::: Data :::

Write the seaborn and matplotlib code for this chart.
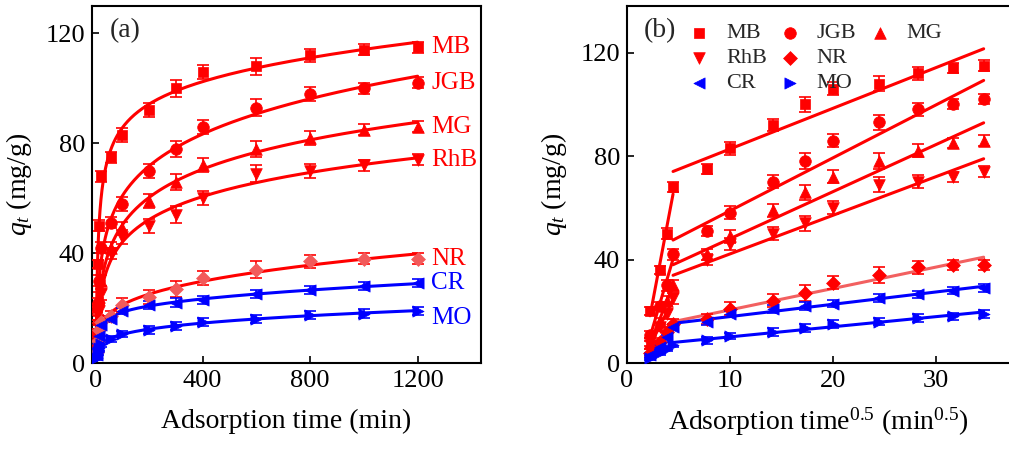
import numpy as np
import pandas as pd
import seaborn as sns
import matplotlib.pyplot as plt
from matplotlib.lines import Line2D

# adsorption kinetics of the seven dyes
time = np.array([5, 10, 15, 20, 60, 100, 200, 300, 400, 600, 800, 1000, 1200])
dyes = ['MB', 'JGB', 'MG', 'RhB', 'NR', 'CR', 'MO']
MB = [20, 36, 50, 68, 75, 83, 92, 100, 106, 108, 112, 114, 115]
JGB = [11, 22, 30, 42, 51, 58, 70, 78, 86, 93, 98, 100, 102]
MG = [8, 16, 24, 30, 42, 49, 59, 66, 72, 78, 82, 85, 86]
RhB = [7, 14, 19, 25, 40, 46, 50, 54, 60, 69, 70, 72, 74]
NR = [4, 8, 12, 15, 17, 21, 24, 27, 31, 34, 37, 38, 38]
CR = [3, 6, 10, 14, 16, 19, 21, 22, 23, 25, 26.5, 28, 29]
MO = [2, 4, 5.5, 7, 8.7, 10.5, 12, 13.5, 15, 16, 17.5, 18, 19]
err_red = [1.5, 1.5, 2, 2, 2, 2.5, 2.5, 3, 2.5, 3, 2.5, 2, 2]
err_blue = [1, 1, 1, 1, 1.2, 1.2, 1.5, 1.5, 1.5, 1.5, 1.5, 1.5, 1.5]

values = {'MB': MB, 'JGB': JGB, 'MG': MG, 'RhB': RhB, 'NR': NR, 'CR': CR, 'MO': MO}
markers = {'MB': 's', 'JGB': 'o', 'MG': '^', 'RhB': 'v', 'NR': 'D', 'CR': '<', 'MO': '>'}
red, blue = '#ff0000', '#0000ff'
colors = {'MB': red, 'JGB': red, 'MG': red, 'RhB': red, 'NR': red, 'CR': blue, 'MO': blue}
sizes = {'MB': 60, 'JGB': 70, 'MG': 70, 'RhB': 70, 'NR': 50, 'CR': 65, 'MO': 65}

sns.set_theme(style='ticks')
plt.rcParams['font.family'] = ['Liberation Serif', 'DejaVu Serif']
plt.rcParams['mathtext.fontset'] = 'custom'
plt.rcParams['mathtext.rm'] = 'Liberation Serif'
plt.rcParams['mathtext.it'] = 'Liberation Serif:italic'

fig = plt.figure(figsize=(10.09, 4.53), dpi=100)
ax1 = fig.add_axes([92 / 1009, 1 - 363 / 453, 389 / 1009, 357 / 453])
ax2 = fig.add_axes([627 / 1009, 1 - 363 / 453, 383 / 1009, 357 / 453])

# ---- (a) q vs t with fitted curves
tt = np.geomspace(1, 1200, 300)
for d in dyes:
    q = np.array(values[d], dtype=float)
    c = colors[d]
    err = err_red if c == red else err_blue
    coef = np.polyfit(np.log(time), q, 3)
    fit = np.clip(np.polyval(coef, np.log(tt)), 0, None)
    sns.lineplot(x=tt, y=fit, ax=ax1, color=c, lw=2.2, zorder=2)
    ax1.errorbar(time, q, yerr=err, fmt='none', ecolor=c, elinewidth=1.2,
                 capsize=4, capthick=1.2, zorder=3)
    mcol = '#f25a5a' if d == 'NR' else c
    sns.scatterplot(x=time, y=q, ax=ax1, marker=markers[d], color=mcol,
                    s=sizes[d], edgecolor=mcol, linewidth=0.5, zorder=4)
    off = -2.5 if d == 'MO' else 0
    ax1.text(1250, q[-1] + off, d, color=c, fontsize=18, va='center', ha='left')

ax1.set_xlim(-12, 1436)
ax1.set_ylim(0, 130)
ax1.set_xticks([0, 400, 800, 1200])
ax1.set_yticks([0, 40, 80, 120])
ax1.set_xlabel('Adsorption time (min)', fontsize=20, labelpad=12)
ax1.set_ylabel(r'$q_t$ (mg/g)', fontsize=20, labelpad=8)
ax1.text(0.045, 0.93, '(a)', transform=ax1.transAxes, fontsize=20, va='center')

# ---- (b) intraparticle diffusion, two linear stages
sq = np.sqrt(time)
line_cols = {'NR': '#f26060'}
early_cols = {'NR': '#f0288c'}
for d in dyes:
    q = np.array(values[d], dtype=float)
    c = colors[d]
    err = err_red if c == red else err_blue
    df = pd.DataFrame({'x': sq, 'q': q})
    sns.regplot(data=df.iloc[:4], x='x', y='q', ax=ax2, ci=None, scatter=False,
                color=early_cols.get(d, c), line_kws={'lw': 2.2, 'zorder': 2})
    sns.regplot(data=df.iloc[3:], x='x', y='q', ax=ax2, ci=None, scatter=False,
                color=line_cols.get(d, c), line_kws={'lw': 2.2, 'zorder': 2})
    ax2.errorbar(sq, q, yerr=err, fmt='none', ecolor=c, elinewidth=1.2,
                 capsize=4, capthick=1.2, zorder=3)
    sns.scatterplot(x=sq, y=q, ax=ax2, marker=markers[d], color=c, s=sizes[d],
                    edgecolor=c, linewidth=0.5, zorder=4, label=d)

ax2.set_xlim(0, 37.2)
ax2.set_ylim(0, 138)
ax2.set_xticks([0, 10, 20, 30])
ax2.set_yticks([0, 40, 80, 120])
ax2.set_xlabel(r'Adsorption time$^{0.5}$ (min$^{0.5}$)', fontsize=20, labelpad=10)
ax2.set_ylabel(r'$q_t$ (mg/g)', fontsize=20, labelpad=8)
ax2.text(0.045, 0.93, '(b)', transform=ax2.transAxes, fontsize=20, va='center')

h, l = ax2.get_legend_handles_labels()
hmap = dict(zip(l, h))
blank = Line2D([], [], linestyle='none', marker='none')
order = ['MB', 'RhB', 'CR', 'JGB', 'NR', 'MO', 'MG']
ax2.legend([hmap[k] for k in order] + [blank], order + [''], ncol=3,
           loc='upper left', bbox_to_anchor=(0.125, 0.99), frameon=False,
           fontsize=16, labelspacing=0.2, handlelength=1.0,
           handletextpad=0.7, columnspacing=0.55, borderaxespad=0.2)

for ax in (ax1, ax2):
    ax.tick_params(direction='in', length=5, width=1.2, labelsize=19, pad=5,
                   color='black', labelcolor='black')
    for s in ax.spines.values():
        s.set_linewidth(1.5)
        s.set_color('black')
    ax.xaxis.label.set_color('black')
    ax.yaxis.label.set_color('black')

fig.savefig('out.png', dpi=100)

:::

- _Exercise prompt_:
Copy out each line exactly, without the pictures.

- _Response to the exercise_:
Write the seaborn and matplotlib code for this chart.
import numpy as np
import pandas as pd
import seaborn as sns
import matplotlib.pyplot as plt
from matplotlib.lines import Line2D

# adsorption kinetics of the seven dyes
time = np.array([5, 10, 15, 20, 60, 100, 200, 300, 400, 600, 800, 1000, 1200])
dyes = ['MB', 'JGB', 'MG', 'RhB', 'NR', 'CR', 'MO']
MB = [20, 36, 50, 68, 75, 83, 92, 100, 106, 108, 112, 114, 115]
JGB = [11, 22, 30, 42, 51, 58, 70, 78, 86, 93, 98, 100, 102]
MG = [8, 16, 24, 30, 42, 49, 59, 66, 72, 78, 82, 85, 86]
RhB = [7, 14, 19, 25, 40, 46, 50, 54, 60, 69, 70, 72, 74]
NR = [4, 8, 12, 15, 17, 21, 24, 27, 31, 34, 37, 38, 38]
CR = [3, 6, 10, 14, 16, 19, 21, 22, 23, 25, 26.5, 28, 29]
MO = [2, 4, 5.5, 7, 8.7, 10.5, 12, 13.5, 15, 16, 17.5, 18, 19]
err_red = [1.5, 1.5, 2, 2, 2, 2.5, 2.5, 3, 2.5, 3, 2.5, 2, 2]
err_blue = [1, 1, 1, 1, 1.2, 1.2, 1.5, 1.5, 1.5, 1.5, 1.5, 1.5, 1.5]

values = {'MB': MB, 'JGB': JGB, 'MG': MG, 'RhB': RhB, 'NR': NR, 'CR': CR, 'MO': MO}
markers = {'MB': 's', 'JGB': 'o', 'MG': '^', 'RhB': 'v', 'NR': 'D', 'CR': '<', 'MO': '>'}
red, blue = '#ff0000', '#0000ff'
colors = {'MB': red, 'JGB': red, 'MG': red, 'RhB': red, 'NR': red, 'CR': blue, 'MO': blue}
sizes = {'MB': 60, 'JGB': 70, 'MG': 70, 'RhB': 70, 'NR': 50, 'CR': 65, 'MO': 65}

sns.set_theme(style='ticks')
plt.rcParams['font.family'] = ['Liberation Serif', 'DejaVu Serif']
plt.rcParams['mathtext.fontset'] = 'custom'
plt.rcParams['mathtext.rm'] = 'Liberation Serif'
plt.rcParams['mathtext.it'] = 'Liberation Serif:italic'

fig = plt.figure(figsize=(10.09, 4.53), dpi=100)
ax1 = fig.add_axes([92 / 1009, 1 - 363 / 453, 389 / 1009, 357 / 453])
ax2 = fig.add_axes([627 / 1009, 1 - 363 / 453, 383 / 1009, 357 / 453])

# ---- (a) q vs t with fitted curves
tt = np.geomspace(1, 1200, 300)
for d in dyes:
    q = np.array(values[d], dtype=float)
    c = colors[d]
    err = err_red if c == red else err_blue
    coef = np.polyfit(np.log(time), q, 3)
    fit = np.clip(np.polyval(coef, np.log(tt)), 0, None)
    sns.lineplot(x=tt, y=fit, ax=ax1, color=c, lw=2.2, zorder=2)
    ax1.errorbar(time, q, yerr=err, fmt='none', ecolor=c, elinewidth=1.2,
                 capsize=4, capthick=1.2, zorder=3)
    mcol = '#f25a5a' if d == 'NR' else c
    sns.scatterplot(x=time, y=q, ax=ax1, marker=markers[d], color=mcol,
                    s=sizes[d], edgecolor=mcol, linewidth=0.5, zorder=4)
    off = -2.5 if d == 'MO' else 0
    ax1.text(1250, q[-1] + off, d, color=c, fontsize=18, va='center', ha='left')

ax1.set_xlim(-12, 1436)
ax1.set_ylim(0, 130)
ax1.set_xticks([0, 400, 800, 1200])
ax1.set_yticks([0, 40, 80, 120])
ax1.set_xlabel('Adsorption time (min)', fontsize=20, labelpad=12)
ax1.set_ylabel(r'$q_t$ (mg/g)', fontsize=20, labelpad=8)
ax1.text(0.045, 0.93, '(a)', transform=ax1.transAxes, fontsize=20, va='center')

# ---- (b) intraparticle diffusion, two linear stages
sq = np.sqrt(time)
line_cols = {'NR': '#f26060'}
early_cols = {'NR': '#f0288c'}
for d in dyes:
    q = np.array(values[d], dtype=float)
    c = colors[d]
    err = err_red if c == red else err_blue
    df = pd.DataFrame({'x': sq, 'q': q})
    sns.regplot(data=df.iloc[:4], x='x', y='q', ax=ax2, ci=None, scatter=False,
                color=early_cols.get(d, c), line_kws={'lw': 2.2, 'zorder': 2})
    sns.regplot(data=df.iloc[3:], x='x', y='q', ax=ax2, ci=None, scatter=False,
                color=line_cols.get(d, c), line_kws={'lw': 2.2, 'zorder': 2})
    ax2.errorbar(sq, q, yerr=err, fmt='none', ecolor=c, elinewidth=1.2,
                 capsize=4, capthick=1.2, zorder=3)
    sns.scatterplot(x=sq, y=q, ax=ax2, marker=markers[d], color=c, s=sizes[d],
                    edgecolor=c, linewidth=0.5, zorder=4, label=d)

ax2.set_xlim(0, 37.2)
ax2.set_ylim(0, 138)
ax2.set_xticks([0, 10, 20, 30])
ax2.set_yticks([0, 40, 80, 120])
ax2.set_xlabel(r'Adsorption time$^{0.5}$ (min$^{0.5}$)', fontsize=20, labelpad=10)
ax2.set_ylabel(r'$q_t$ (mg/g)', fontsize=20, labelpad=8)
ax2.text(0.045, 0.93, '(b)', transform=ax2.transAxes, fontsize=20, va='center')

h, l = ax2.get_legend_handles_labels()
hmap = dict(zip(l, h))
blank = Line2D([], [], linestyle='none', marker='none')
order = ['MB', 'RhB', 'CR', 'JGB', 'NR', 'MO', 'MG']
ax2.legend([hmap[k] for k in order] + [blank], order + [''], ncol=3,
           loc='upper left', bbox_to_anchor=(0.125, 0.99), frameon=False,
           fontsize=16, labelspacing=0.2, handlelength=1.0,
           handletextpad=0.7, columnspacing=0.55, borderaxespad=0.2)

for ax in (ax1, ax2):
    ax.tick_params(direction='in', length=5, width=1.2, labelsize=19, pad=5,
                   color='black', labelcolor='black')
    for s in ax.spines.values():
        s.set_linewidth(1.5)
        s.set_color('black')
    ax.xaxis.label.set_color('black')
    ax.yaxis.label.set_color('black')

fig.savefig('out.png', dpi=100)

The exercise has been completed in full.